For most of the trial, Rose didn’t know what was going on, and there was no one there to explain it to her. She felt abandoned.
‘That was the most stressful part of the whole process. The disclosure was stressful enough and then there’s a huge emotional fallout from that, and then secrecy and not knowing who to tell and then regretting telling certain people, and it’s just horrendous, and you feel so shameful and underground. It’s horrible. But in the court case you’re expected to accept an awful lot of what seemed illogical and unfair.’
Ben was acquitted. Rose doesn’t know how to explain this outcome to Jenna.
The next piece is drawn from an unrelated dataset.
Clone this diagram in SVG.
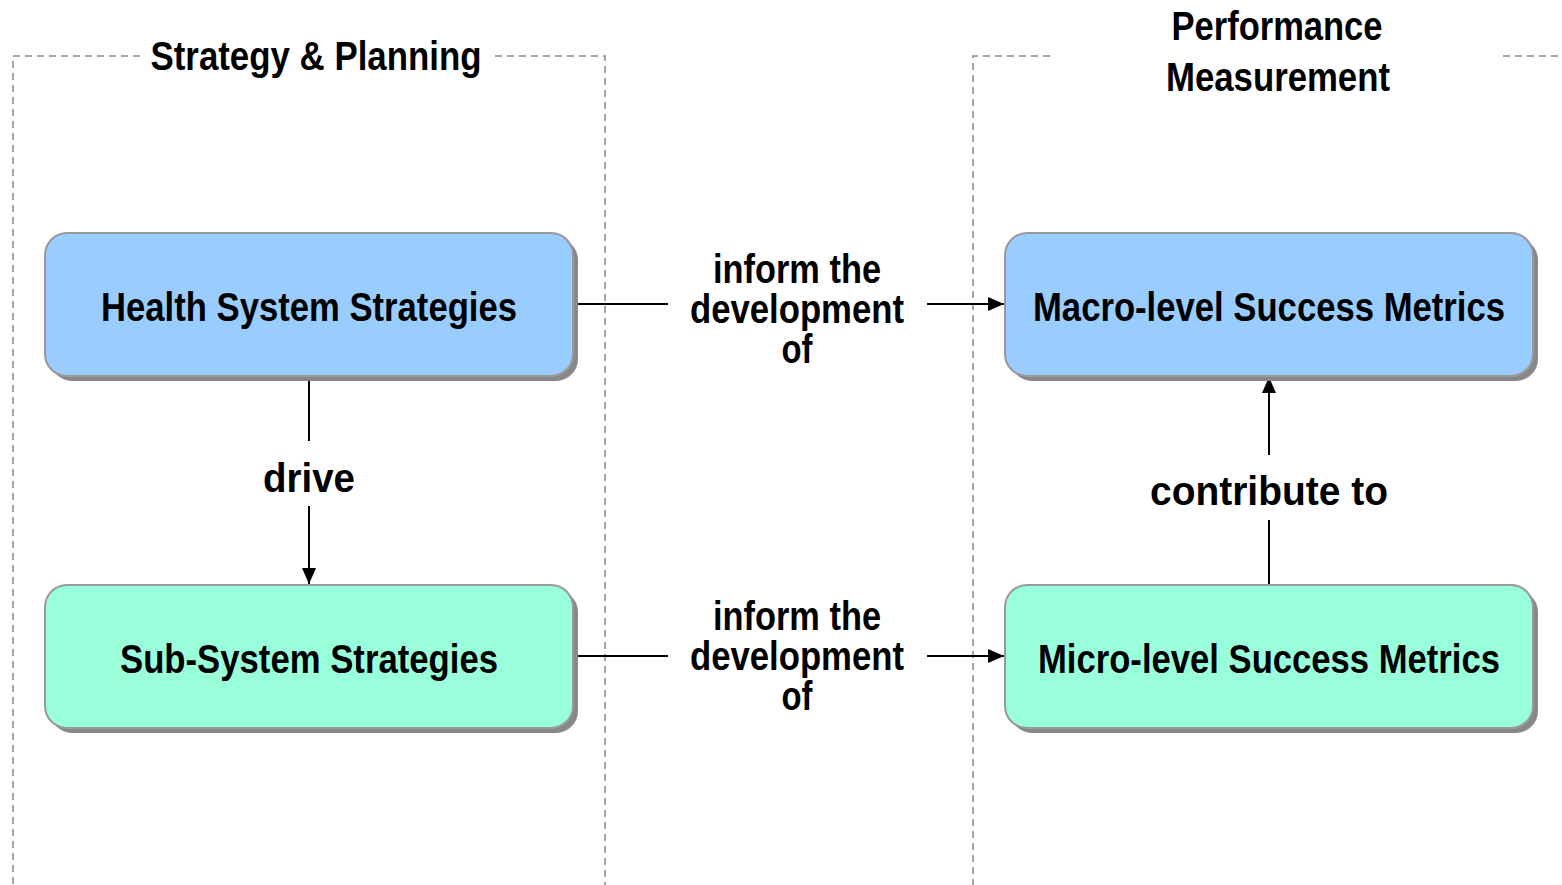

‘[She asked me] “Did he go to jail, did we win?” I said, “I don’t think he went to jail”. And I’ve reinforced – I’d said all along that he had consequences, the consequences of the bail, and I’ve just reminded her of that.
‘I’ve never directly said no, because I can’t lie, but I have to sort of make her believe that something was achieved. I have to make her believe that. And at some point in the future when she’s old enough she’ll obviously find out that he wasn’t convicted.’
Rose doesn’t know what Ben is doing now and she fears that he might still be working with kids. As for the childcare centre, ‘I never heard back from them. I never received any kind of question or apology or acknowledgement. Nothing at all.’